The Centre is exploring whether social media platforms should remove unlawful content within one hour, down from the current 2-3 hour window notified last month, The Indian Express reported on March 24. A senior government official said platform compliance track records with the current timeline will determine whether the government moves ahead.
What the current rules say: In February, the Ministry of Electronics and Information Technology (MeitY) notified amendments to the IT (Intermediary Guidelines and Digital Media Ethics Code) Rules, 2021, significantly cutting content takedown timelines. Platforms must now remove non-consensual intimate imagery within two hours and all other unlawful content within three hours of receiving a government notice. The previous window was 24-36 hours. Industry executives call the current window the shortest content takedown timeline prescribed by any government in the world.
The three-hour provision did not appear in the October 2025 draft rules, meaning it went through no public consultation before MeitY added it to the final notified version. MediaNama has filed an RTI with MeitY asking whether any inter-ministerial or industry consultation took place before the provision was introduced.
The broader censorship picture: The one-hour proposal is one of several moves the Centre is making to expand its content-blocking infrastructure:
- The government may allow the ministries of Home Affairs, External Affairs, Defence, and Information and Broadcasting to directly issue blocking orders under Section 69A of the IT Act, a power currently limited to MeitY.

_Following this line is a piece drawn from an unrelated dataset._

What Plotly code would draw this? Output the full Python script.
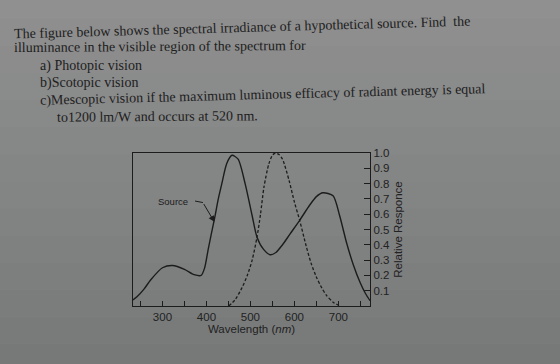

- The government is considering amendments to the IT Rules to prohibit “obscene” content on digital news outlets and video-on-demand platforms, with a definition broad enough to cover content that “criticises segments of social, public and moral life of the country.”
- The Home Ministry’s Sahyog portal, which runs a parallel blocking mechanism under Section 79(3)(b) of the IT Act, continues to expand. X Corp’s appeal against the portal is pending before the Karnataka High Court.
Takedowns already happening: The government has escalated from blocking individual posts to withholding entire X accounts under Section 69A, with multiple accounts critical of the government withheld in recent weeks. Several users also reported individual posts blocked under Section 69A with no explanation given. X’s blocking notice to users states it is “unable to provide additional information due to legal restrictions.”
Why compressed timelines are a problem: Tech companies have privately contested the new timeline. Meta told The Indian Express the norms are “challenging” to comply with operationally and that the government did not consult industry before notifying the rules. At a closed-door meeting on February 25, IT Secretary S. Krishnan told companies there would be no extensions or exemptions from complying, The Tech Trace reported.
Compressed timelines leave little room for legal review of borderline or context-heavy content, including satire and posts critical of the government. A potential one-hour window would compress this further, pushing platforms even more toward removing content first and assessing legality later, a pattern known as precautionary takedowns. By then, the damage to the user is already done.